Best Practices for JavaScript Batch Processing
To build efficient and reliable batch processing systems in JavaScript, follow these best practices:
- Choose the Right Batch Size: Experiment with different batch sizes to find the optimal balance between performance and resource utilization.
- Optimize Processing Logic: Optimize the processing function to minimize its execution time.
- Use Asynchronous Operations: Leverage asynchronous operations to improve concurrency and responsiveness.
- Implement Error Handling: Implement robust error handling to gracefully handle failures.
- Monitor Performance: Monitor performance metrics to identify and address bottlenecks.
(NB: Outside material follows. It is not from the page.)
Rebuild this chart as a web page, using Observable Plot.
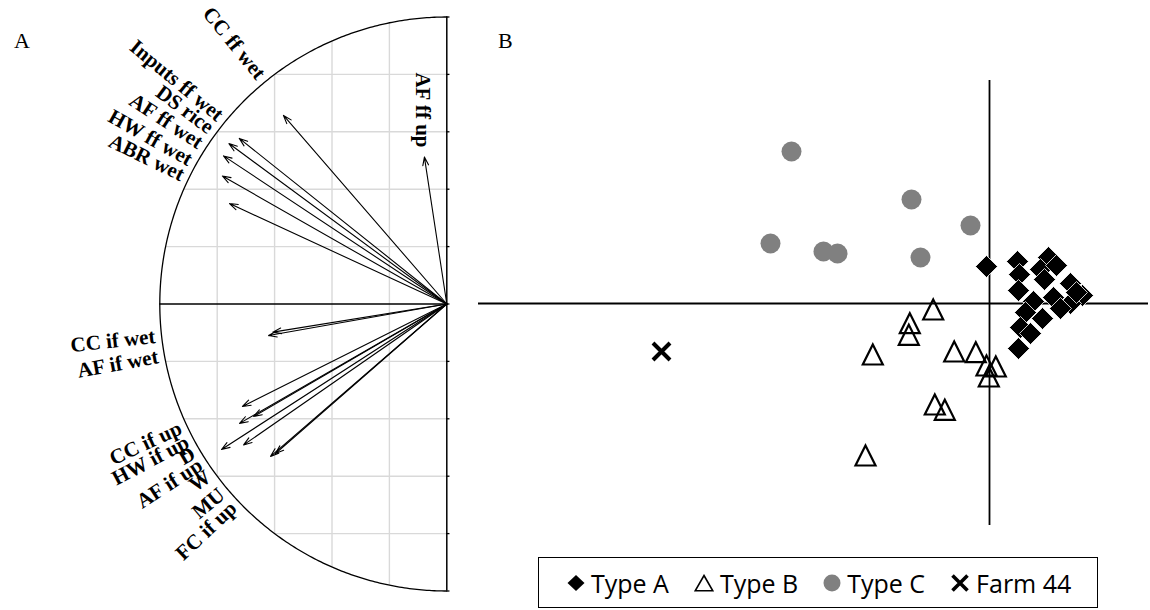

- Consider Scalability: Design the system to scale horizontally to handle increasing workloads.
- Use Generators and Streams for Large Datasets: For datasets that don't fit into memory, use generators and streams to process data incrementally.
- Follow Security Best Practices: Implement security measures to protect sensitive data and prevent security vulnerabilities.
- Write Unit Tests: Write unit tests to ensure the correctness of the batch processing logic.
Conclusion
JavaScript iterator helpers and batch management techniques provide a powerful and flexible way to build efficient and scalable data processing systems. By understanding the principles of batch processing, leveraging iterator helpers, implementing concurrency and error handling, and following best practices, you can optimize the performance of your JavaScript applications and handle large datasets with ease. Remember to consider internationalization, security, and monitoring to build robust and reliable systems for a global audience.
This guide provides a solid foundation for building your own JavaScript batch processing solutions. Experiment with different techniques and adapt them to your specific needs to achieve optimal performance and scalability.